The Almostness Of Us

By

We didn’t have a meet-cute. In fact, I don’t even remember how we met. There wasn’t a spark-filled moment where our eyes met from across a crowded room. I didn’t accidentally bump into you as I was rushing to get to the office in the middle of a busy street. No one grabbed the wrong drink in a coffee shop with a misspelled name scrawled on the cup. I think we were just introduced, and that was it. It wasn’t love at first sight. Nothing is ever as simple as that—love most especially.

Love, huh? Was it even that? What comes before love but is also beyond infatuation? Infatuation as it is defined is short-lived and intense. What we had was long-lived and slow burning.

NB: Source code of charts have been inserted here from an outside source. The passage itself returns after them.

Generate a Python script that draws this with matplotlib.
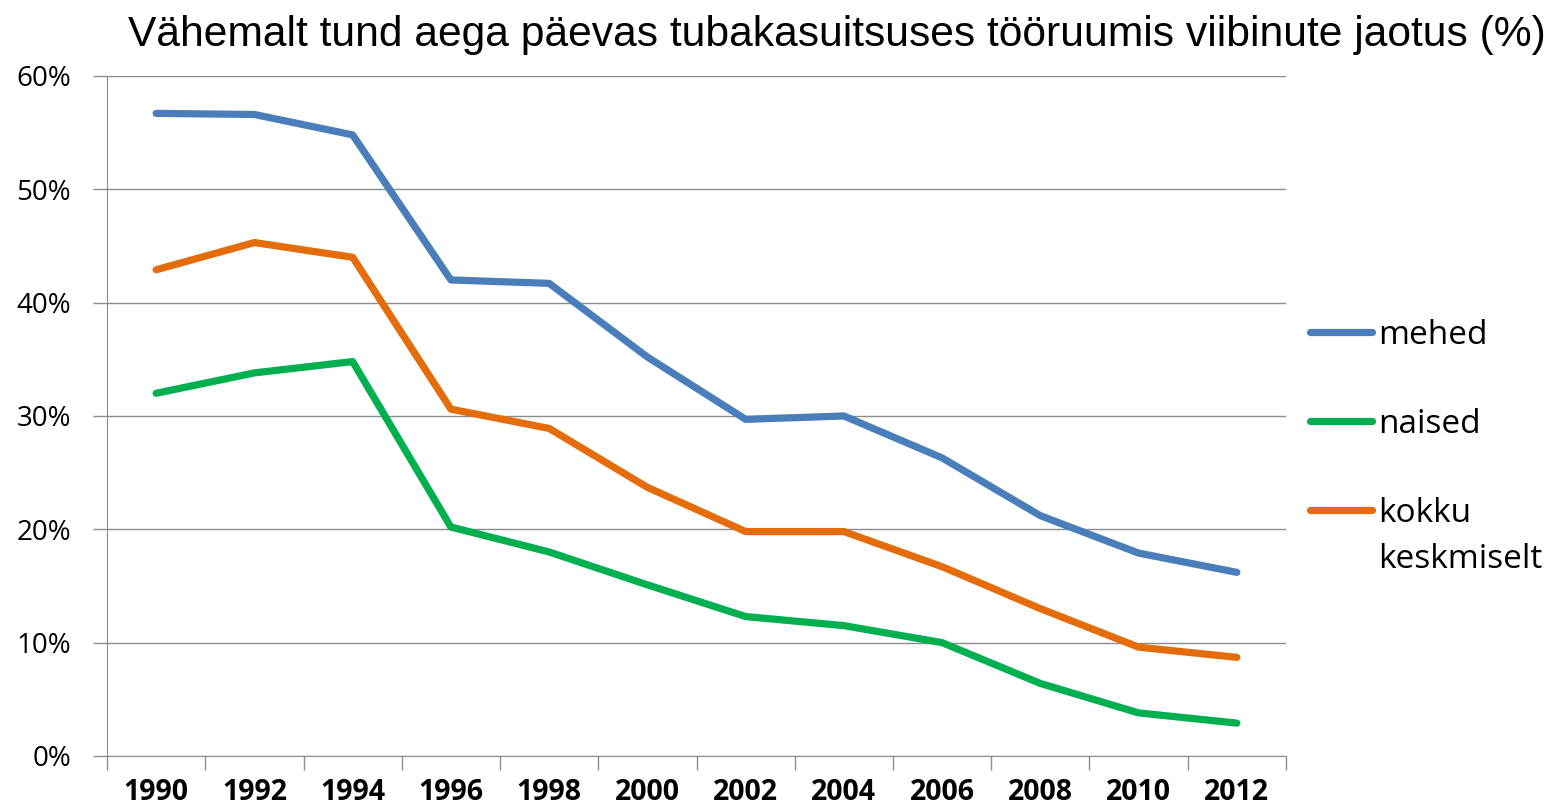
import numpy as np
import matplotlib.pyplot as plt
from matplotlib.ticker import FixedLocator, PercentFormatter

years = ["1990", "1992", "1994", "1996", "1998", "2000",
         "2002", "2004", "2006", "2008", "2010", "2012"]
mehed = [56.7, 56.6, 54.8, 42.0, 41.7, 35.2, 29.7, 30.0, 26.3, 21.2, 17.9, 16.2]
naised = [32.0, 33.8, 34.8, 20.2, 18.0, 15.1, 12.3, 11.5, 10.0, 6.4, 3.8, 2.9]
kokku = [42.9, 45.3, 44.0, 30.6, 28.9, 23.7, 19.8, 19.8, 16.7, 13.0, 9.6, 8.7]

title = "Vähemalt tund aega päevas tubakasuitsuses tööruumis viibinute jaotus (%)"
grid_col = "#8c8c8c"

fig = plt.figure(figsize=(15.58, 8.08), dpi=100)
ax = fig.add_axes([0.0687, 0.0644, 0.8254 - 0.0687, 0.906 - 0.0644])

x = np.arange(len(years))
l1, = ax.plot(x, mehed, color="#4a7ebb", lw=5.2, solid_capstyle="round", solid_joinstyle="round")
l2, = ax.plot(x, naised, color="#00b050", lw=5.2, solid_capstyle="round", solid_joinstyle="round")
l3, = ax.plot(x, kokku, color="#e46c0a", lw=5.2, solid_capstyle="round", solid_joinstyle="round")

ax.set_xlim(-0.5, len(years) - 0.5)
ax.set_ylim(0, 60)

# category axis: tick marks between categories, labels at centres
ax.xaxis.set_major_locator(FixedLocator(np.arange(-0.5, len(years))))
ax.set_xticklabels([])
ax.set_xticks(x, minor=True)
ax.set_xticklabels(years, minor=True, fontsize=20.5, fontweight="bold", family="Open Sans")
ax.tick_params(axis="x", which="major", length=10, width=1, color=grid_col, direction="out")
ax.tick_params(axis="x", which="minor", length=0, pad=16)

ax.set_yticks(np.arange(0, 61, 10))
ax.yaxis.set_major_formatter(PercentFormatter(decimals=0))
ax.tick_params(axis="y", length=10, width=1, color=grid_col, pad=16)
for t in ax.get_yticklabels():
    t.set_fontsize(20)
    t.set_family("Open Sans")

ax.grid(axis="y", color=grid_col, lw=1)
ax.set_axisbelow(True)
for s in ["top", "right"]:
    ax.spines[s].set_visible(False)
ax.spines["left"].set_color(grid_col)
ax.spines["bottom"].set_color(grid_col)

leg = fig.legend([l1, l2, l3], ["mehed", "naised", "kokku"],
                 loc="upper left", bbox_to_anchor=(1310 / 1558, 1 - 319 / 808),
                 frameon=False, borderpad=0, borderaxespad=0,
                 handlelength=1.86, handletextpad=0.18, labelspacing=1.68,
                 prop={"family": "Open Sans", "size": 24})
fig.text(1378 / 1558, 1 - 560 / 808, "keskmiselt", fontsize=24, family="Open Sans",
         va="center", ha="left")

fig.text(0.537, 1 - 35 / 808, title, fontsize=30.7, family="Liberation Sans",
         ha="center", va="center")

plt.savefig("out.png", dpi=100)
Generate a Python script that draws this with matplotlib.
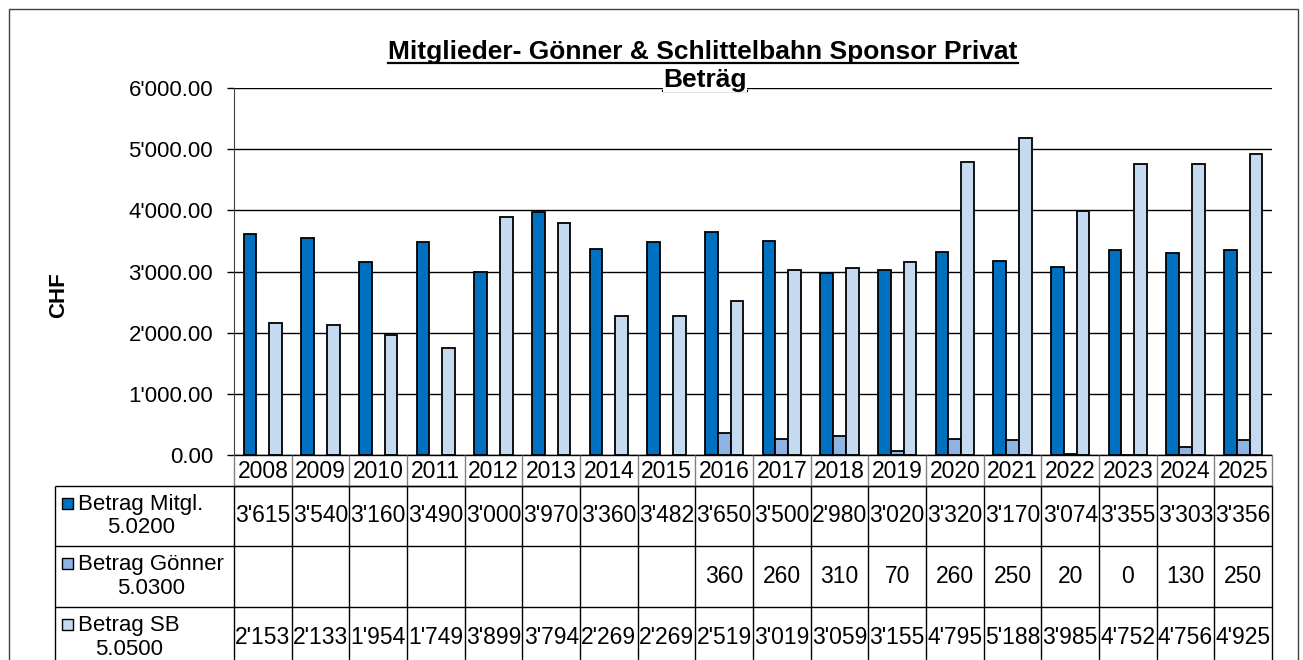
import numpy as np
import matplotlib.pyplot as plt
from matplotlib.patches import Rectangle
from matplotlib.lines import Line2D

plt.rcParams['font.family'] = ['Liberation Sans', 'DejaVu Sans']

years = [str(y) for y in range(2008, 2026)]
mitgl = [3615, 3540, 3160, 3490, 3000, 3970, 3360, 3482, 3650,
         3500, 2980, 3020, 3320, 3170, 3074, 3355, 3303, 3356]
goenner = [None] * 8 + [360, 260, 310, 70, 260, 250, 20, 0, 130, 250]
sb = [2153, 2133, 1954, 1749, 3899, 3794, 2269, 2269, 2519,
      3019, 3059, 3155, 4795, 5188, 3985, 4752, 4756, 4925]
series_names = ["Betrag Mitgl.\n5.0200", "Betrag Gönner\n5.0300", "Betrag SB\n5.0500"]
colors = ["#0070C0", "#8DB4E2", "#C5D9F1"]
title_lines = ["Mitglieder- Gönner & Schlittelbahn Sponsor Privat", "Beträg"]
y_label = "CHF"
yticks = np.arange(0, 6001, 1000)

W, H = 1303, 660
fig = plt.figure(figsize=(W / 100, H / 100), dpi=100)


def fx(px):
    return px / W


def fy(py):
    return 1 - py / H


def fmt(v):
    return f"{v:,}".replace(",", "'")


# plot area in pixels
x_left, x_right, y_top, y_bot = 234, 1272, 88, 455
ax = fig.add_axes([fx(x_left), fy(y_bot), fx(x_right - x_left), (y_bot - y_top) / H])
n = len(years)
x = np.arange(n)
w = 0.22
values = [mitgl, goenner, sb]
for i, (vals, c) in enumerate(zip(values, colors)):
    v = np.array([np.nan if a is None else a for a in vals], dtype=float)
    ax.bar(x + (i - 1) * w, v, width=w, color=c, edgecolor='black', linewidth=1.3)
ax.set_xlim(-0.5, n - 0.5)
ax.set_ylim(0, 6000)
ax.set_yticks(yticks)
ax.set_yticklabels([f"{v:,.2f}".replace(",", "'") for v in yticks], fontsize=16)
ax.tick_params(axis='y', length=5, width=1, pad=10)
ax.set_xticks([])
ax.set_axisbelow(True)
ax.yaxis.grid(True, color='black', linewidth=1)
for s in ['top', 'right', 'bottom']:
    ax.spines[s].set_visible(False)
ax.spines['left'].set_color('#404040')

fig.text(fx(59), fy(295), y_label, rotation=90, fontweight='bold', fontsize=16,
         ha='center', va='center')

# data table below the chart
col_w = (x_right - x_left) / n
tab_left = 55
lab_w = (x_left - tab_left) / col_w
tab = fig.add_axes([fx(tab_left), 0, fx(x_right - tab_left), fy(y_bot)])
x0 = -0.5 - lab_w
tab.set_xlim(x0, n - 0.5)
tab.set_ylim(H, y_bot)
tab.axis('off')


def ux(px):
    return x0 + (px - tab_left) / col_w


year_row = (455, 486)
rows = [486, 546, 607, 668]
lk = dict(color='black', linewidth=1, clip_on=False)

# year row
tab.hlines(year_row, -0.5, n - 0.5, **lk)
tab.vlines(np.arange(n + 1) - 0.5, year_row[0], year_row[1], color='#808080',
           linewidth=1, clip_on=False)
for i, yr in enumerate(years):
    tab.text(i, sum(year_row) / 2 + 1, yr, ha='center', va='center', fontsize=16.5)

# data rows
tab.hlines(rows[:-1], x0, n - 0.5, **lk)
tab.vlines(np.concatenate([[x0], np.arange(n + 1) - 0.5]), rows[0], rows[-1], **lk)
for r, (name, vals, c) in enumerate(zip(series_names, values, colors)):
    yc = (rows[r] + rows[r + 1]) / 2
    tab.add_patch(Rectangle((ux(62), yc - 18), ux(73) - ux(62), 11,
                            facecolor=c, edgecolor='black', linewidth=1, clip_on=False))
    tab.text(ux(78), yc, name, ha='left', va='center', multialignment='center',
             fontsize=16, linespacing=1.15, clip_on=False)
    for i, v in enumerate(vals):
        if v is None:
            continue
        tab.text(i, yc, fmt(v), ha='center', va='center', fontsize=16.5, clip_on=False)

# title with underline
t1 = fig.text(fx(703), fy(59), title_lines[0], fontweight='bold', fontsize=19,
              ha='center', va='baseline')
t2 = fig.text(fx(705), fy(87), title_lines[1], fontweight='bold', fontsize=19,
              ha='center', va='baseline',
              bbox=dict(facecolor='white', edgecolor='none', pad=0))
fig.canvas.draw()
for t, ybase in zip((t1, t2), (59, 87)):
    bb = t.get_window_extent()
    yline = fy(ybase + 4)
    fig.add_artist(Line2D([bb.x0 / W, bb.x1 / W], [yline, yline], color='black',
                          linewidth=1.6, transform=fig.transFigure))

# outer frame
fig.add_artist(Rectangle((fx(9), -0.1), fx(1298 - 9), 1.1 - 9 / H, fill=False,
                         edgecolor='#404040', linewidth=1, transform=fig.transFigure))

fig.savefig('out.png', dpi=100)
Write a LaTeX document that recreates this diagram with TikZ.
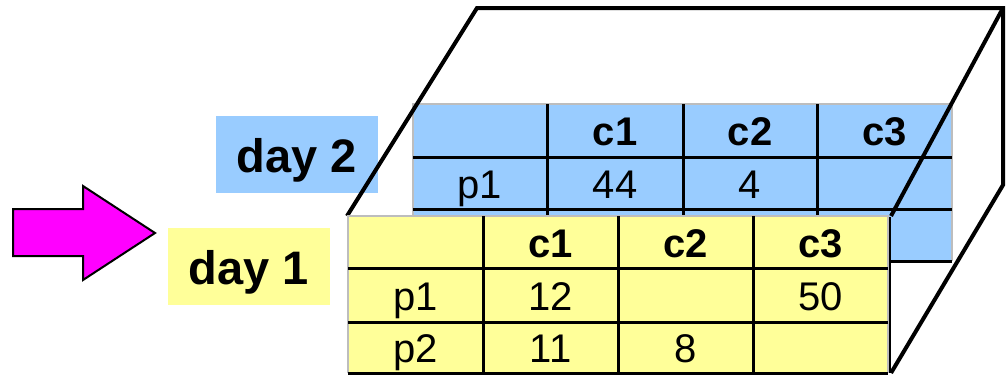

So long and slow it fizzled out before it could reach boiling point.

What we had was the easy familiarity old couples had. As if we skipped a couple steps to get to that point. We never went through the labor pains of starting a relationship. We dove straight to the easy part. The easy short-hand old couples had, we had at the very beginning.

Of course, nothing worth having was ever that simple. Like a house of cards, eventually it all crumbled. Whatever it was that we had didn’t have a solid foundation to stand on, nothing hardened by the heat of fiery passion or made resilient by weathering heavy storms. We had warmth and comfort. We were cool and collected. Always in the middle, without a beginning, and how else would you expect it to end?

It was an almost, an almost relationship, or was it an almost eventual heartache? Were we blessed with an easy escape or cursed with a what-if we’ll never get to figure out? Was I lucky to have spent that time with you or will I regret the question I never got to ask?

You almost broke my heart. Or did I almost let you?